Jean retira sa main d’entre celles de Roger, qui n’eut pas la force de la retenir, et il courut chercher Mme de Grignan, qui causait avec le médecin de la maladie et des souffrances de son enfant. Ils entrèrent et renvoyèrent Jean à Barcuss. M. Abel arriva peu de temps après. Jean profita de ce qu’il se trouvait seul avec M. Abel pour lui dire rapidement ses nouveaux motifs de reconnaissance ; il se mit à genoux devant lui pour donner un coup de brosse à ses bottes, et, dans cette position humble et reconnaissante, il lui dit des paroles de tendresse et de dévouement.

M. Abel.

Tais-toi, tais-toi, mon enfant. Tu sais que tu es convenu avec moi de ne me remercier que par les yeux. Si quelqu’un t’entendait, on pourrait croire que je suis réellement ton sauveur, ton bienfaiteur. Je veux être ton ami et ton protecteur, rien de plus. Voici Barcuss. Silence… Eh bien, Barcuss, où avez-vous logé mon petit Jean ?

Barcuss.

Monsieur, j’ai fait porter sa malle dans la chambre près de la mienne. »
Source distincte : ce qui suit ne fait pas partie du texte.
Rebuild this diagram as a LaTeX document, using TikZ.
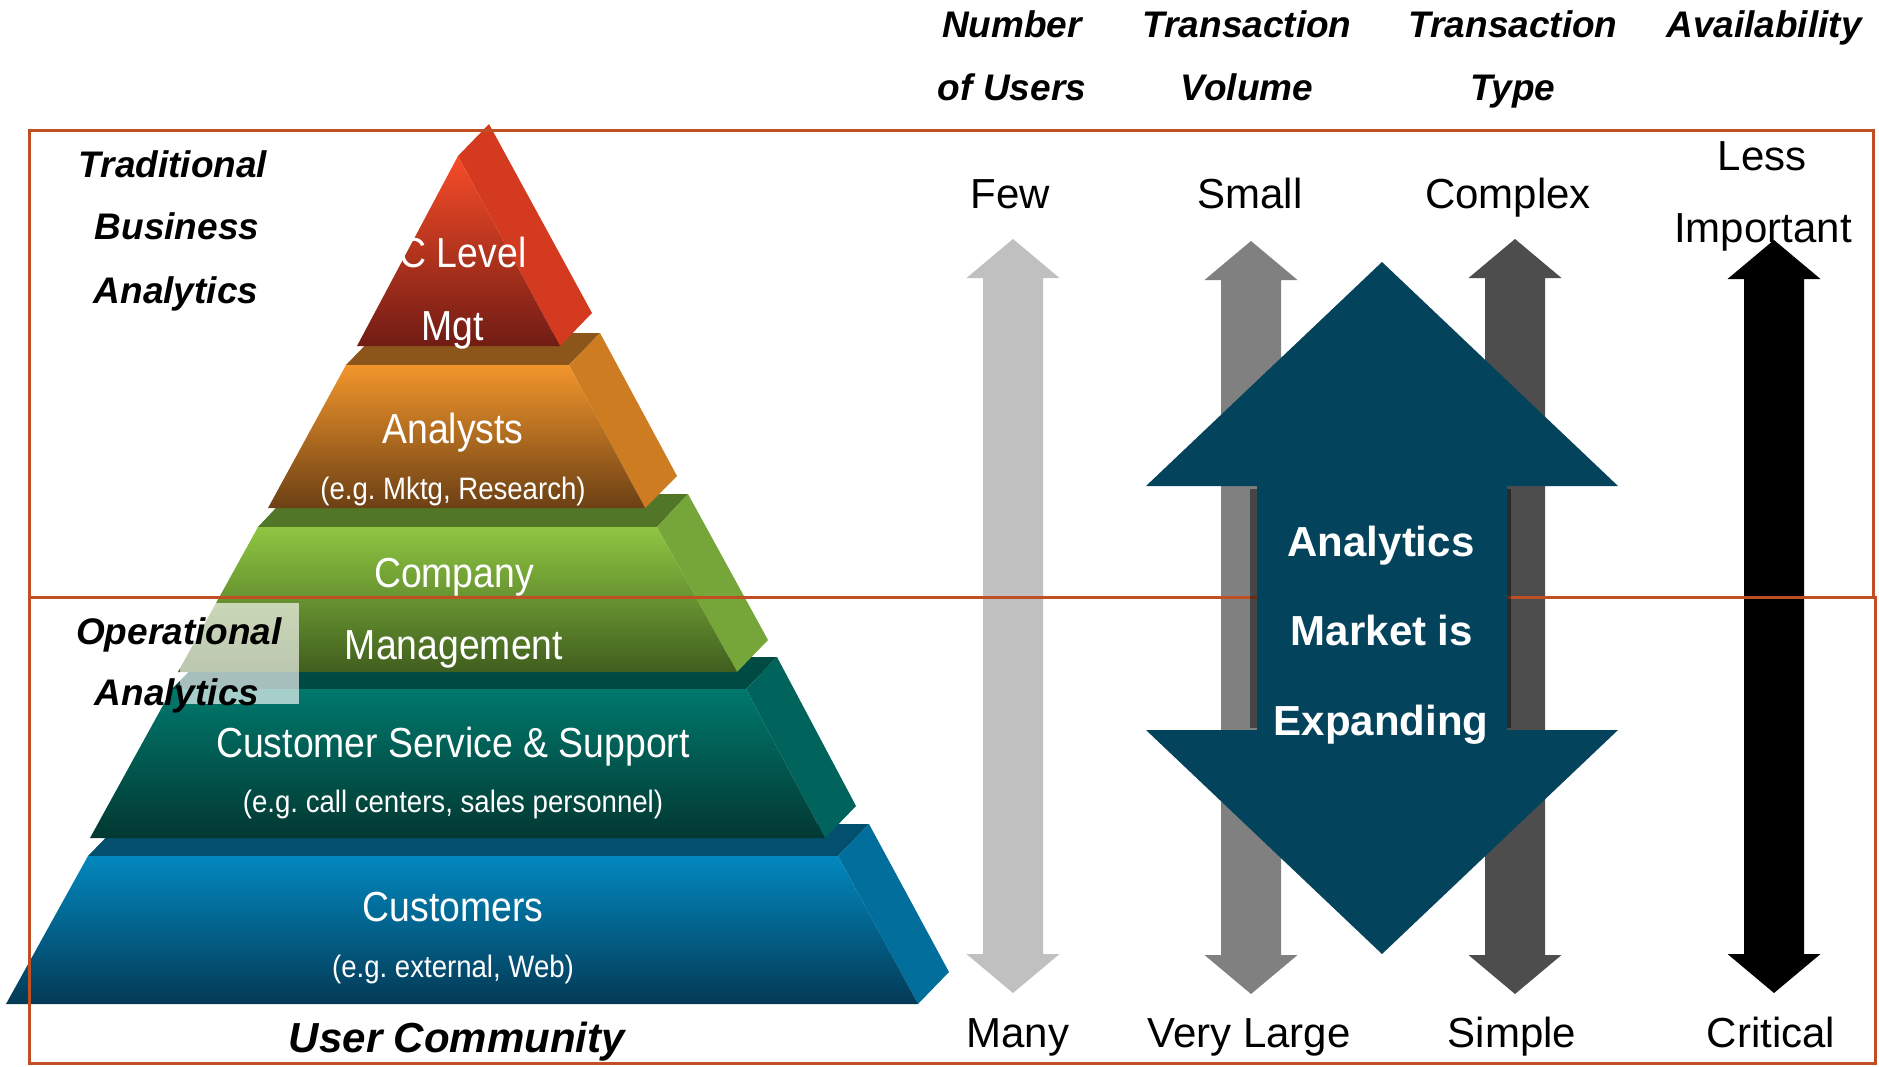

Jean regarda M. Abel d’un air surpris en répétant : « Ma malle ? Ma malle ?

M. Abel.

Mais oui, ta malle, nigaud ! Où voulais-tu qu’on la mît, si ce n’est dans ta chambre ? C’est comme pour Simon ; quand il a déménagé, sa malle a été portée dans sa nouvelle chambre. Il en est de même pour toi. »

Tout cela fut dit d’un air significatif, avec un sourire bienveillant et un peu malin, et avec quelques signes du doigt qui voulaient dire : « Ne me trahis pas, tais-toi ».

Barcuss.

Je vais voir si madame est dans le salon.

— Monsieur ! dit Jean dès qu’ils furent seuls.

M. Abel.

Chut ! Barcuss va revenir. Tu as manqué me trahir… Crois-tu donc que ce que j’ai fait pour Simon, je ne l’aurais pas fait pour toi ? toi, mon ami, mon confident ! » ajouta-t-il en riant.

À table, Jean vit pour la première fois Mlle Suzanne de Grignan, jeune personne gracieuse, aimable, charmante. Toute la famille était si unie, si bonne, que Jean se sentit tout de suite à son aise comme s’il en faisait partie. Pour la première fois il eut l’occasion d’apprécier l’esprit gai, vif et charmant de M. Abel. Il l’admira d’autant plus ; il ne le quittait pas des yeux, et plus d’une fois cet enthousiasme muet excita le rire bienveillant des cinq convives.